- [What to work on]:
Your task is to retype the lines between the line with "Convert this chart" and the line with "import * as", inclusive. Copy no pictures and no other lines.

- [Material provided]:
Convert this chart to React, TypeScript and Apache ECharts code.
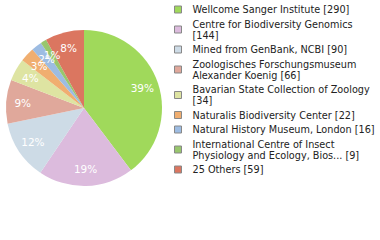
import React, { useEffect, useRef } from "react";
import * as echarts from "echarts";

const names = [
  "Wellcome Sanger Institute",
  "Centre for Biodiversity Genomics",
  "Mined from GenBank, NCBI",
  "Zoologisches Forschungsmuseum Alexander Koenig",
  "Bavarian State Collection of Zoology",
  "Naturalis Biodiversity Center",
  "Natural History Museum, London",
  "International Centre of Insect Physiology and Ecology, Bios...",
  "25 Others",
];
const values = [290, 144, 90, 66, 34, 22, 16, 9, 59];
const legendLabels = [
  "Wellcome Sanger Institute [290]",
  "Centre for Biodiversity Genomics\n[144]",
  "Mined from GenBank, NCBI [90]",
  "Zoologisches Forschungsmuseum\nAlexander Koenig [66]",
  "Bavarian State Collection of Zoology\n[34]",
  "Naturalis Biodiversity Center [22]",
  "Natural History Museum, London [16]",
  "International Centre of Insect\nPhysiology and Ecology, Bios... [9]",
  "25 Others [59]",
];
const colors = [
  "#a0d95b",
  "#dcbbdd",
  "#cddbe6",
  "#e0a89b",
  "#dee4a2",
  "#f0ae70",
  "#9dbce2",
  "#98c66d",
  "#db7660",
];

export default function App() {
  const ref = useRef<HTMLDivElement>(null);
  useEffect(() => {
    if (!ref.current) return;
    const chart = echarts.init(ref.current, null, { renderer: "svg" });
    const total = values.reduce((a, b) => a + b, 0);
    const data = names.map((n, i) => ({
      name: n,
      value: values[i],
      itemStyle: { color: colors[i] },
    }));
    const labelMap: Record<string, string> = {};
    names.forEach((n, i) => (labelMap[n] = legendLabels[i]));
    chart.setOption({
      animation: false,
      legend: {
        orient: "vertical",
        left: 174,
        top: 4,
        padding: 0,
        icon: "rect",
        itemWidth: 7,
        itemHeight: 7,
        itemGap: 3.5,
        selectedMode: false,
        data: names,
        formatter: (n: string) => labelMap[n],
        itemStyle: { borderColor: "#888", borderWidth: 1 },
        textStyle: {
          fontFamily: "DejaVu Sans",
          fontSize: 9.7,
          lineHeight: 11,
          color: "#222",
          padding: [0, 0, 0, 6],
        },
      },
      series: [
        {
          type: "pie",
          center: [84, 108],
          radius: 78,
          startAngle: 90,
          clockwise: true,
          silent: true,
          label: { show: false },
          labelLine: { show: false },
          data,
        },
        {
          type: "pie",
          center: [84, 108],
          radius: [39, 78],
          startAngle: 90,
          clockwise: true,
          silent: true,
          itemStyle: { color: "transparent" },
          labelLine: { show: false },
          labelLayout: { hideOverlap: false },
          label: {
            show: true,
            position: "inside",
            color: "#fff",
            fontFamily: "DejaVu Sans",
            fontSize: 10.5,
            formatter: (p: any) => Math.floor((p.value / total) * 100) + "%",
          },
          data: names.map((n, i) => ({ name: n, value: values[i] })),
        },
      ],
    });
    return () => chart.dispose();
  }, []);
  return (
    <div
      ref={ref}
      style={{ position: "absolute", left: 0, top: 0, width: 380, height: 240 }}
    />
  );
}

--

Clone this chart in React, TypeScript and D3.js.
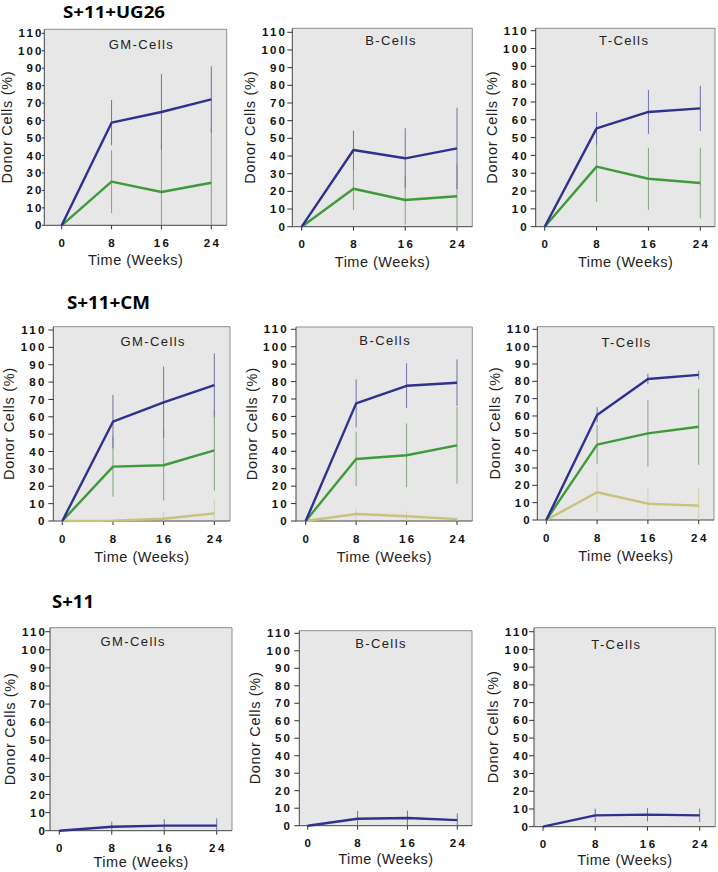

- [Answer to this task]:
Convert this chart to React, TypeScript and Apache ECharts code.
import React, { useEffect, useRef } from "react";
import * as echarts from "echarts";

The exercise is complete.